Perhaps the biggest example of this has been the effect the internet has had in leveling the playing field between major and indie efforts. While it has also created a lot more “noise” to be sifted through -- and been the death of smaller labels that couldn’t keep up -- the internet has created lines of communication that have enabled us to secure distribution and radio play, book tour dates, gather reviews and attain worldwide followings -- all things previously held by major label gatekeepers.
Tell me about Blueprint – how you found out about him, how he seems to be bringing an old-school approach into a modern production ethic, and what he means to the DTR roster.
Blueprint is truly the most professional artist I have ever had the pleasure of working with. I found out about him around 1998, when he was starting his indie label, Weightless Recording, out of Columbus and Cincinnati -- and just as DTR was coming together.

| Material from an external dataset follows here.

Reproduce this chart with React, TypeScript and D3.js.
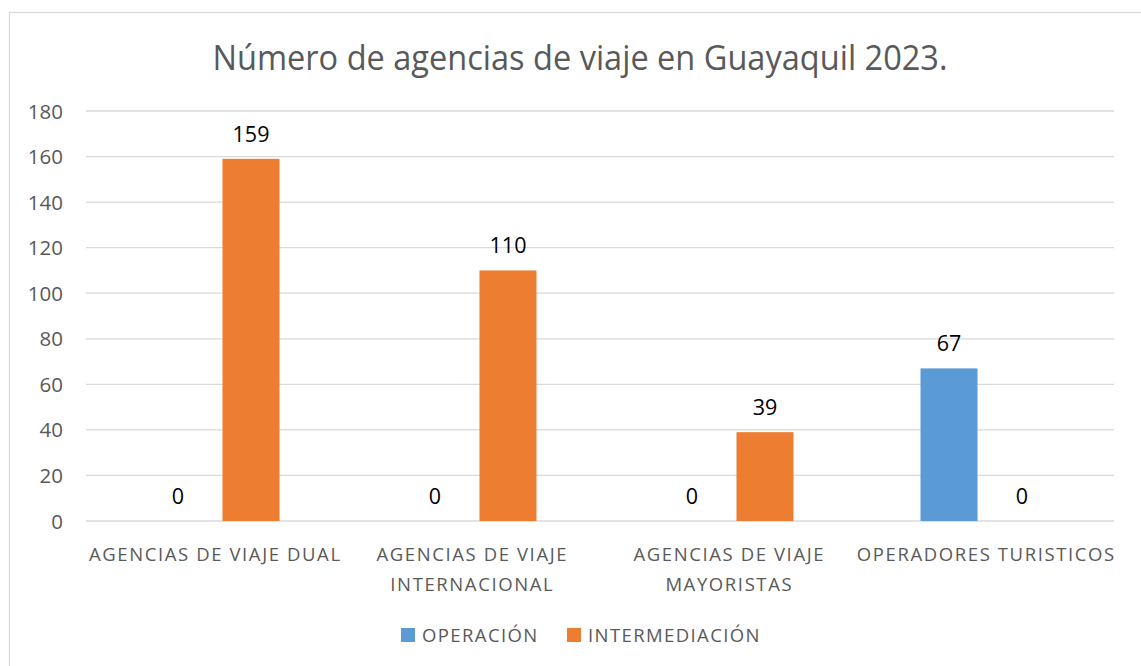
import React from "react";
import * as d3 from "d3";

const categories: string[][] = [
  ["AGENCIAS DE VIAJE DUAL"],
  ["AGENCIAS DE VIAJE", "INTERNACIONAL"],
  ["AGENCIAS DE VIAJE", "MAYORISTAS"],
  ["OPERADORES TURISTICOS"],
];
const seriesNames = ["OPERACIÓN", "INTERMEDIACIÓN"];
const operacion = [0, 0, 0, 67];
const intermediacion = [159, 110, 39, 0];
const yTicks = [0, 20, 40, 60, 80, 100, 120, 140, 160, 180];
const colors = ["#5B9BD5", "#ED7D31"];
const title = "Número de agencias de viaje en Guayaquil 2023.";

const W = 1141;
const H = 666;
const plot = { left: 86, right: 1114, top: 111, bottom: 521 };
const FONT = "'Open Sans', 'Noto Sans', sans-serif";

export default function App() {
  const values = [operacion, intermediacion];
  const x0 = d3
    .scaleBand<number>()
    .domain(categories.map((_, i) => i))
    .range([plot.left, plot.right])
    .padding(0);
  const innerW = 130;
  const x1 = d3
    .scaleBand<number>()
    .domain(seriesNames.map((_, i) => i))
    .range([0, innerW])
    .paddingInner(0.219)
    .paddingOuter(0);
  const y = d3.scaleLinear().domain([0, 180]).range([plot.bottom, plot.top]);
  const off = (x0.bandwidth() - innerW) / 2;

  return (
    <svg
      width={W}
      height={H}
      style={{ position: "absolute", left: 0, top: 0, background: "#fff" }}
    >
      <rect x={0} y={0} width={W} height={H} fill="#fff" />
      <rect
        x={9.5}
        y={12.5}
        width={W + 20}
        height={H + 20}
        fill="#fff"
        stroke="#d9d9d9"
        strokeWidth={1.3}
      />
      <text
        x={580}
        y={70}
        textAnchor="middle"
        fontFamily={FONT}
        fontSize={34}
        fill="#595959"
        textLength={735}
        lengthAdjust="spacingAndGlyphs"
      >
        {title}
      </text>
      {yTicks.map((t) => (
        <g key={t}>
          <line
            x1={plot.left}
            x2={plot.right}
            y1={y(t)}
            y2={y(t)}
            stroke="#d9d9d9"
            strokeWidth={1.3}
          />
          <text
            x={63}
            y={y(t) + 7.5}
            textAnchor="end"
            fontFamily={FONT}
            fontSize={20.5}
            fill="#595959"
          >
            {t}
          </text>
        </g>
      ))}
      {categories.map((cat, ci) => (
        <g key={ci}>
          {values.map((vals, si) => {
            const v = vals[ci];
            const bx = (x0(ci) as number) + off + (x1(si) as number);
            const bw = x1.bandwidth();
            return (
              <g key={si}>
                {v > 0 && (
                  <rect
                    x={bx}
                    y={y(v)}
                    width={bw}
                    height={y(0) - y(v)}
                    fill={colors[si]}
                  />
                )}
                <text
                  x={bx + bw / 2}
                  y={y(v) - 17}
                  textAnchor="middle"
                  fontFamily={FONT}
                  fontSize={21.5}
                  fill="#000"
                >
                  {v}
                </text>
              </g>
            );
          })}
          {cat.map((line, li) => (
            <text
              key={li}
              x={(x0(ci) as number) + x0.bandwidth() / 2 + 0.8}
              y={561 + li * 30}
              textAnchor="middle"
              fontFamily={FONT}
              fontSize={18.5}
              letterSpacing={1.6}
              fill="#595959"
            >
              {line}
            </text>
          ))}
        </g>
      ))}
      {seriesNames.map((s, i) => {
        const lx = [401, 567][i];
        return (
          <g key={s}>
            <rect x={lx} y={628} width={14} height={14} fill={colors[i]} />
            <text
              x={lx + 21}
              y={642}
              fontFamily={FONT}
              fontSize={18.5}
              letterSpacing={1.4}
              fill="#595959"
            >
              {s}
            </text>
          </g>
        );
      })}
    </svg>
  );
}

We had a few Ohio-based artists on the label and they ultimately made music with a few of Weightless’s artists. So it was a natural connection at a time when indie labels were finding ways to work together via the internet. I met him a year later when he played a tour date in Buffalo, then stayed in touch and brought him back here on tour a few more times.
Around 2013, he made a move in his career to go even more independent than he currently was, and contacted me about booking a string of dates in the region. It expanded quickly and within a year we signed an exclusive booking deal together -- the first of its kind for Deep Thinka.

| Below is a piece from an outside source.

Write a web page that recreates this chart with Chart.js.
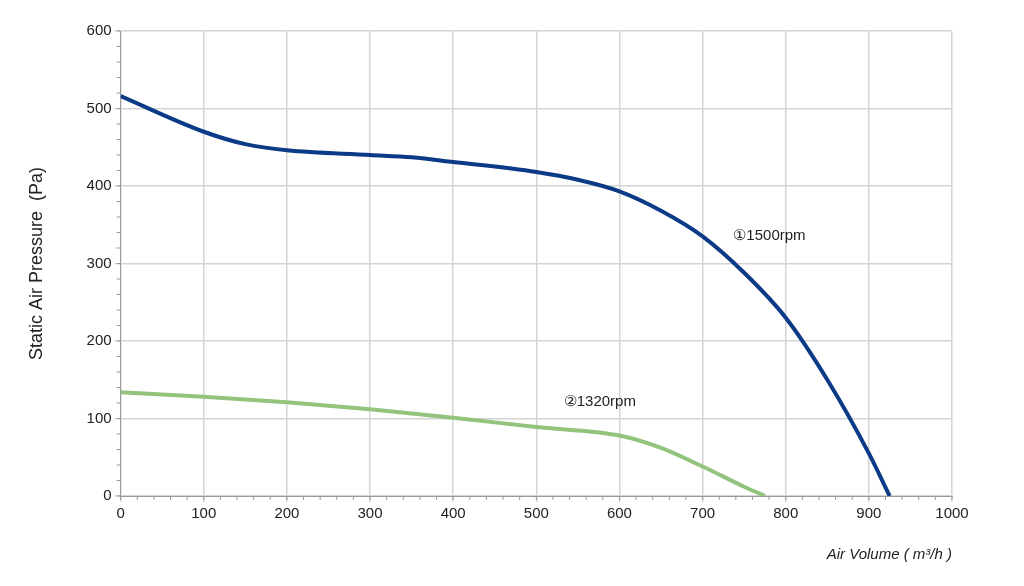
<!DOCTYPE html>
<html><head><meta charset="utf-8">
<script src="https://cdn.jsdelivr.net/npm/chart.js@4"></script>
<style>html,body{margin:0;background:#fff}#w{width:1024px;height:586px}</style>
</head><body><div id="w"><canvas id="c"></canvas></div>
<script>
const seriesNames=['①1500rpm','②1320rpm'];
const volume1500=[0,100,150,200,300,350,400,500,550,600,650,700,750,800,850,900,925];
const pressure1500=[516,470,454,446,440,437,431,418,408,393,368,335,288,230,150,55,0];
const volume1320=[0,100,200,300,400,500,600,650,700,750,775];
const pressure1320=[134,128,121,112,101,89,78,62,38,12,0];
const labelPos=[[737,336],[533,121]];
const pts=(x,y)=>x.map((v,i)=>({x:v,y:y[i]}));
const extras={id:'extras',afterDatasetsDraw(ch){
 const c=ch.ctx,xs=ch.scales.x,ys=ch.scales.y;
 c.save();c.fillStyle='#222';c.font='15px "Liberation Sans", Arial';c.textBaseline='middle';
 seriesNames.forEach((n,i)=>c.fillText(n,xs.getPixelForValue(labelPos[i][0]),ys.getPixelForValue(labelPos[i][1])));
 c.strokeStyle='#999';c.lineWidth=1;
 for(let v=0;v<=1000;v+=20){const p=xs.getPixelForValue(v);c.beginPath();c.moveTo(p,ys.bottom);c.lineTo(p,ys.bottom+4);c.stroke();}
 for(let v=0;v<=600;v+=20){const p=ys.getPixelForValue(v);c.beginPath();c.moveTo(xs.left-4,p);c.lineTo(xs.left,p);c.stroke();}
 c.restore();}};
new Chart(document.getElementById('c'),{type:'scatter',
 data:{datasets:[
  {data:pts(volume1500,pressure1500),showLine:true,borderColor:'#0b3a86',borderWidth:4,pointRadius:0,cubicInterpolationMode:'monotone'},
  {data:pts(volume1320,pressure1320),showLine:true,borderColor:'#93c47d',borderWidth:4,pointRadius:0,cubicInterpolationMode:'monotone'}]},
 options:{responsive:true,maintainAspectRatio:false,animation:false,
  layout:{padding:{left:22,right:72,top:31,bottom:0}},
  plugins:{legend:{display:false},tooltip:{enabled:false}},
  scales:{
   x:{min:0,max:1000,ticks:{stepSize:100,callback:v=>String(v),color:'#222',font:{size:15,family:'"Liberation Sans", Arial'}},
      grid:{color:'#d4d4d4',lineWidth:1.5,tickLength:6},border:{color:'#999'},
      title:{display:true,text:'Air Volume ( m³/h )',align:'end',color:'#222',padding:{top:20,bottom:22},font:{size:15,style:'italic',family:'"Liberation Sans", Arial'}}},
   y:{min:0,max:600,ticks:{stepSize:100,color:'#222',font:{size:15,family:'"Liberation Sans", Arial'}},
      grid:{color:'#d4d4d4',lineWidth:1.5,tickLength:6},border:{color:'#999'},
      title:{display:true,text:'Static Air Pressure  (Pa)',color:'#222',padding:{top:4,bottom:36},font:{size:18,family:'"Liberation Sans", Arial'}}}}},
 plugins:[extras]});
</script></body></html>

Since then, we’ve regularly booked him out on 60-to-70-date tours every summer, where many times he plays 14 days in a row. His work ethic is uncanny. Young independent artists would do themselves a service to use his career as a prototype.
Tell me a bit about the new venue inside Sweet_ness 7.
It’s called the Tabernacle, and is absolutely something Buffalo has needed: a space of that size -- not too big, not too small -- with an appreciation for art and food, facilities for live music, and most importantly, an owner in Prish Moran who cares about the community and bringing people together over art, music and food, rather than just making money.
We’re honored that she’s welcomed us into the space and I hope we can work together for years.
Chuckie Campbell strikes many of us as an artist who is ready to break out in a pretty major way. He's a renaissance man in so many ways. How did you first find out about Chuckie, and what's your take on what makes him so great?
Chuckie is really a rare breed. A PhD-holding, conscious MC from Kentucky who rocks with a full live band -- I’ve never heard anything like it. I met Chuckie at the original Hip-Hop Karaoke Buffalo that Edreys Wajed and myself produced and promoted years ago.
Much like everything Edreys seems to do, we were way ahead of time on that effort and it’s now being copied and appropriated by others who aren’t nearly as creative as he is. This meant we were always getting put on to new artists and new goings on much sooner than most.
Chuckie moved to Buffalo and showed up looking to network. He approached Edreys and chatted about furthering his career, after which Edreys introduced him to me. Chuckie and I worked out a booking agreement.
I think a lot of Chuckie’s appeal is similar to that of Blueprint’s -- he’s a hardworking artist who is a pleasure to deal with both personally and professionally, and he makes music that his audience can relate to in a positive way.
There’s only a few artists that can pull all of that together in one package and keep it up over years, but those that do typically find a nice lane to carve a career out of. That’s where Chuckie’s going.
[Related: Miers' 2009 feature on Edreys Wajed's influence on the hip-hop scene]
I'm curious to get your take on the current hip-hop scene in Buffalo, and how it fits into the broader hip-hop scene around the country. We've seen some pretty significant success stories recently – Westside Gunn & Conway and the whole Griselda roster come to mind – but still, in some ways, the scene feels scattered and diffused, at least from the perspective of someone who isn’t an everyday active participant in it. Is the scene healthy? Or does more work need to be done?
I’m always happy for Buffalo-based artists to break out of the local scene and find some national recognition, but skeptical as to how that upstreaming might affect the control they have over their own career.
It’s happened plenty of times in the last two decades, and the entire city gets excited, but somewhere along the road things fizzle out -- in my mind it’s almost always a byproduct of larger corporate cookie-cuttering that most artists endure once they hit a more major situation. I’ve worked with artists who, once they left Buffalo for “greener pastures,” find that they no longer have the support system they had at home, and that devours them -- professionally or personally.
I feel like the effect this process has on the local scene is similar to the brain-drain effect Buffalo’s endures in our economy -- where students get their education at one of the many colleges and universities in the area, and then leave the state for work and take that knowledge elsewhere. So yeah, the scene is probably a bit scattered and diffused, but I don't think that’s necessarily a new phenomenon.
I think hip-hop is undergoing rapid generational changes at the moment -- we’re literally seeing a third generation of hip-hop culture coming of age and this creates many more factions. So in practical terms, there isn’t just one central hip-hop night, there isn’t just one radio show, there’s isn’t just one indie crew -- there’s many and they don’t all come together to commune the way hip-hop has in the past.
The older heads are comfortable in where they’re at and the younger kids are thirsty and ready to take anything they can get. Age is a bigger impediment than race or ethnicity in hip-hop, so the two or three generations don’t often find that meaningful common ground. I think it’s really reflective of society at large, but I think all of that is changing.
So I believe the scene is healthy, but simply going through some growing pains that couldn’t be avoided. Once the smoke clears, I expect the house to not only still be standing, but stronger than ever.